Another limitation is that we only include peer-reviewed articles in English, leaving some regional and more specific reports and studies in other languages unassessed. A further limitation can be seen in the risk of bias analysis, as it revealed poor results, particularly in cohort and intervention studies. This is mostly explained by missing representativeness, missing description of the ascertainment of exposure, and missing information about disease status at the beginning of the cohort/intervention. Even though methodological quality is better in cross-sectional studies, there are still no studies with a low risk of bias. The high risk of bias score in cross-sectional studies is mostly based on self-reported assessment of exposure and outcome. However, excluding at least the studies with a high risk of bias does not change the results. A further limitation is that most studies were collected in several sectors and did not allow for separate views on specific occupations or specific ICT tasks. Finally, technology changes rapidly and normal technological procedures used today will already be old-fashioned tomorrow. Although the fast-paced changes regarding ICT use in occupational settings greatly affect the occupational environment, our review can only display the impact of studies from today. Nevertheless, it allows for the identification and prioritisation of research directions, which are crucial for evolving towards a solid knowledge base on the association between ICT use and mental health.
Conclusion
ICT contributes to positive and negative aspects in relation to burnout and stress. As far as the current knowledge states, ICT use may not be the most important stress creator in occupational settings [68], but technostress can easily be avoided. The best way to prevent technostress is to secure the workplace organisational culture and provide support when implementing new technology. Negative attitudes should be avoided and support from management and colleagues is important, as well as the possibility of further qualifications [69]. Specific awareness of the middle-aged group should be made to better support their work–life balance.
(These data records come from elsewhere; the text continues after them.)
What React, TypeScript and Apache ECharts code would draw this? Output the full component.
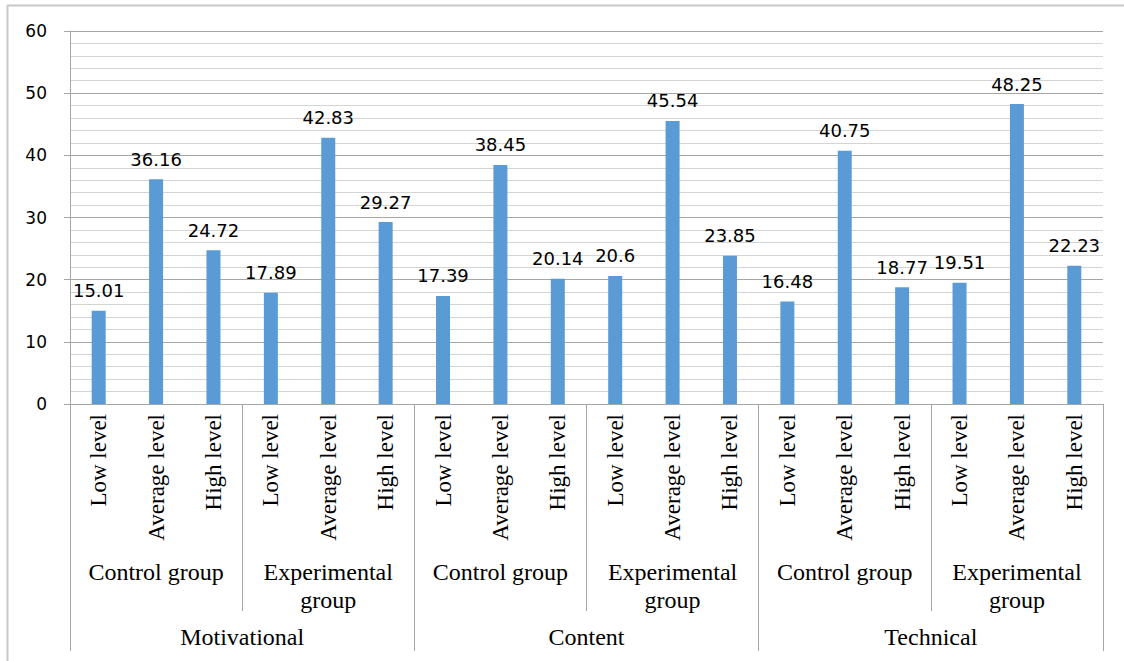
import React, { useEffect, useRef } from "react";
import * as echarts from "echarts";

const levels = [
  "Low level", "Average level", "High level",
  "Low level", "Average level", "High level",
  "Low level", "Average level", "High level",
  "Low level", "Average level", "High level",
  "Low level", "Average level", "High level",
  "Low level", "Average level", "High level",
];
const groups = [
  "Control group", "Experimental\ngroup",
  "Control group", "Experimental\ngroup",
  "Control group", "Experimental\ngroup",
];
const dimensions = ["Motivational", "Content", "Technical"];
const values = [
  15.01, 36.16, 24.72, 17.89, 42.83, 29.27,
  17.39, 38.45, 20.14, 20.6, 45.54, 23.85,
  16.48, 40.75, 18.77, 19.51, 48.25, 22.23,
];

const serif = "'Liberation Serif', 'Times New Roman', serif";
const sans = "'DejaVu Sans', sans-serif";
const axisGray = "#a6a6a6";

export default function App() {
  const ref = useRef<HTMLDivElement>(null);
  useEffect(() => {
    if (!ref.current) return;
    const chart = echarts.init(ref.current, undefined, { renderer: "svg" });
    chart.setOption({
      animation: false,
      backgroundColor: "#ffffff",
      grid: { left: 70, right: 21, top: 31, bottom: 257, containLabel: false },
      graphic: [
        { type: "line", shape: { x1: 7, y1: 5.5, x2: 1124, y2: 5.5 }, style: { stroke: "#c8c8c8", lineWidth: 2 } },
        { type: "line", shape: { x1: 7.5, y1: 5, x2: 7.5, y2: 661 }, style: { stroke: "#c8c8c8", lineWidth: 2 } },
      ],
      xAxis: [
        {
          type: "category",
          position: "bottom",
          data: levels,
          axisLine: { show: true, lineStyle: { color: axisGray, width: 1 } },
          axisTick: { show: false },
          axisLabel: {
            rotate: 90,
            interval: 0,
            margin: 10,
            fontFamily: serif,
            fontSize: 23,
            color: "#000",
          },
        },
        {
          type: "category",
          position: "bottom",
          data: groups,
          axisLine: { show: false },
          axisTick: { show: true, length: 207, lineStyle: { color: axisGray, width: 1 } },
          axisLabel: {
            interval: 0,
            margin: 154,
            fontFamily: serif,
            fontSize: 24,
            lineHeight: 28,
            color: "#000",
            verticalAlign: "top",
          },
        },
        {
          type: "category",
          position: "bottom",
          data: dimensions,
          axisLine: { show: false },
          axisTick: { show: true, length: 247, lineStyle: { color: axisGray, width: 1 } },
          axisLabel: {
            interval: 0,
            margin: 219,
            fontFamily: serif,
            fontSize: 24,
            lineHeight: 28,
            color: "#000",
            verticalAlign: "top",
          },
        },
      ],
      yAxis: {
        type: "value",
        min: 0,
        max: 60,
        interval: 10,
        axisLine: { show: true, lineStyle: { color: axisGray } },
        axisTick: { show: true, length: 6, lineStyle: { color: axisGray } },
        axisLabel: { fontFamily: sans, fontSize: 17, color: "#000", margin: 23 },
        splitLine: { show: true, lineStyle: { color: "#a6a6a6", width: 1 } },
        minorTick: { show: false, splitNumber: 5 },
        minorSplitLine: { show: true, lineStyle: { color: "#d4d4d4", width: 1 } },
      },
      series: [
        {
          type: "bar",
          data: values,
          xAxisIndex: 0,
          barWidth: 14,
          itemStyle: { color: "#5b9bd5" },
          label: {
            show: true,
            position: "top",
            distance: 11,
            fontFamily: sans,
            fontSize: 18,
            color: "#000",
          },
        },
      ],
    });
    return () => chart.dispose();
  }, []);
  return (
    <div
      ref={ref}
      style={{ position: "fixed", left: 0, top: 0, width: 1124, height: 661, background: "#fff" }}
    />
  );
}
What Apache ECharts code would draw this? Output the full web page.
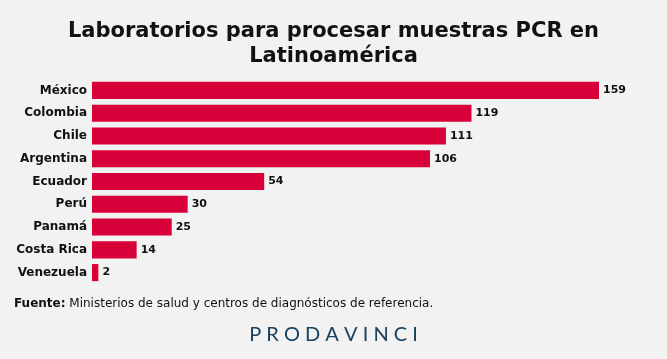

Future cohort studies with careful data collection and lengthier follow-up are missing. Furthermore, the exposure assessment of ICT use needs to be developed, which needs to be used concordantly in different studies. Different ICT tasks facilitating or inhibiting stress-free work, and the ICT attitude of employees and the leadership need to be considered as potential exposures. Future research should additionally consider different types of ICT activity and different types of profession. The simple problem of desktop ICT work is less important nowadays, yet more perspective is required on permeating the availability at work, such as work-related smartphone or tablet use in private, and one’s online presence for the majority of the day. Although such circumstances may create stress, they may also facilitate creative solutions, such as a home office and other systems that can also be used to reduce stress.
Supplemental data
The supplemental data for this article can be accessed at https://doi.org/10.1080/10773525.2018.1436015
Disclosure statement
No potential conflict of interest was reported by the authors.